Un pacto amplio implicará muchas condiciones. Aliar a las distintas generaciones, desprenderse de absurdos privilegios, oxigenar las instituciones, recuperar la ejemplaridad pública y, sobre todo, establecer una amplia base de confianza frente a la sospecha que lo corroe todo. Cualquier convenio exige la doble garantía de la generosidad y de la lealtad: una lealtad que no puede ser traicionada por los intereses partidistas. Requiere además un lenguaje desprovisto de aristas, una koiné a través de la que nos reconozcamos como adversarios pero no enemigos. Llegar a acuerdos de Estado sobre el modelo educativo, la protección social o la política exterior parece fuera de toda duda. Ese pacto debería edificarse sobre la ley, con sus derechos y deberes, que constituye, como sabemos, el único garante efectivo de la libertad. Ser europeo en este siglo supondrá erigirse sobre dos pluralidades: una identitaria y otra cultural, que deberán fecundarse mutuamente si no las queremos ver enfrentadas.

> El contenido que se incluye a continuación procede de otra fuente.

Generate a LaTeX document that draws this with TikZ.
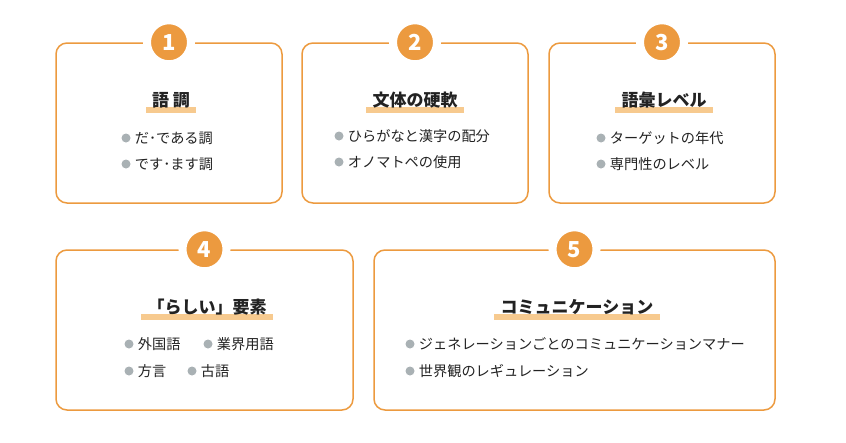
\documentclass[tikz,border=0pt]{standalone}
\usepackage{fontspec}
\setmainfont{Noto Sans CJK JP}
\usepackage{xcolor}
\usetikzlibrary{positioning,backgrounds}
\definecolor{boxorange}{HTML}{EC9A3F}
\definecolor{barorange}{HTML}{F7CA8F}
\definecolor{dotgray}{HTML}{A9B1B4}
\definecolor{inkblack}{HTML}{222222}
\tikzset{
  panel/.style={draw=boxorange, line width=1.5pt, rounded corners=11pt, minimum height=160pt, inner sep=0pt},
  badge/.style={circle, fill=boxorange, draw=white, line width=8pt, minimum size=44pt, inner sep=0pt, text=white, font=\fontsize{22}{22}\selectfont\bfseries},
  heading/.style={inner sep=0pt, text=inkblack, font=\fontsize{17}{17}\selectfont\bfseries},
  dot/.style={circle, fill=dotgray, minimum size=9pt, inner sep=0pt},
  item/.style={inner sep=0pt, text=inkblack, font=\fontsize{14.2}{14.2}\selectfont},
}
\newcommand{\headbar}[1]{\fill[barorange] ([shift={(-6pt,-7pt)}]#1.west) rectangle ([shift={(6pt,-13pt)}]#1.east);}

\begin{document}
\begin{tikzpicture}[x=1pt, y=-1pt]
  \useasboundingbox (0,0) rectangle (846,442);
  % panels
  \node[panel, minimum width=226pt] (p1) at (169,123) {};
  \node[panel, minimum width=226pt] (p2) at (415,123) {};
  \node[panel, minimum width=226pt] (p3) at (662,123) {};
  \node[panel, minimum width=297pt] (p4) at (204.5,330) {};
  \node[panel, minimum width=401pt] (p5) at (574.5,330) {};
  % numbers
  \node[badge] (b1) at (p1.north) {1};
  \node[badge] (b2) at (p2.north) {2};
  \node[badge] (b3) at (p3.north) {3};
  \node[badge] (b4) at (p4.north) {4};
  \node[badge] (b5) at (p5.north) {5};
  % headings
  \node[heading] (t1) at (171,100) {語 調};
  \node[heading] (t2) at (415,100) {文体の硬軟};
  \node[heading] (t3) at (664,100) {語彙レベル};
  \node[heading] (t4) at (207,307) {「らしい」要素};
  \node[heading] (t5) at (577,307) {コミュニケーション};
  \begin{scope}[on background layer]
    \headbar{t1} \headbar{t2} \headbar{t3} \headbar{t4} \headbar{t5}
  \end{scope}
  % items
  \node[dot] (d11) at (126,138) {};
  \node[item, right=4pt of d11] (i11) {だ･である調};
  \node[dot] (d12) at (126,164) {};
  \node[item, right=4pt of d12] (i12) {です･ます調};
  \node[dot] (d21) at (339,136) {};
  \node[item, right=4pt of d21] (i21) {ひらがなと漢字の配分};
  \node[dot] (d22) at (339,162) {};
  \node[item, right=4pt of d22] (i22) {オノマトペの使用};
  \node[dot] (d31) at (601,138) {};
  \node[item, right=4pt of d31] (i31) {ターゲットの年代};
  \node[dot] (d32) at (601,164) {};
  \node[item, right=4pt of d32] (i32) {専門性のレベル};
  \node[dot] (d41) at (129,344) {};
  \node[item, right=4pt of d41] (i41) {外国語};
  \node[dot] (d42) at (208,344) {};
  \node[item, right=4pt of d42] (i42) {業界用語};
  \node[dot] (d43) at (129,371) {};
  \node[item, right=4pt of d43] (i43) {方言};
  \node[dot] (d44) at (192,371) {};
  \node[item, right=4pt of d44] (i44) {古語};
  \node[dot] (d51) at (410,344) {};
  \node[item, right=4pt of d51] (i51) {ジェネレーションごとのコミュニケーションマナー};
  \node[dot] (d52) at (410,371) {};
  \node[item, right=4pt of d52] (i52) {世界観のレギュレーション};
\end{tikzpicture}
\end{document}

Y nada de eso será posible si no se da un encuentro entre la vieja y la nueva política, por utilizar un lenguaje que no me gusta demasiado. Dicho de una forma más nítida: un encuentro entre las distintas generaciones y sensibilidades de este país, tanto a nivel interno como externo con Europa. Sospecho que el futuro pertenece a sociedades fuertemente vinculadas que no acepten la peligrosa servidumbre de la atomización y que recuperen la ejemplaridad de la excelencia. Que España fuera capaz de consensuar un nuevo inicio en el 78 nos indica el camino a seguir. La letra la pondrán Rajoy y Sánchez, Rivera e Iglesias, las distintas autonomías, nacionalidades y Europa, pero el asentimiento debe ser nuestro. Y sobre ese asentimiento habrá que construir un futuro mejor para nosotros y para nuestros hijos.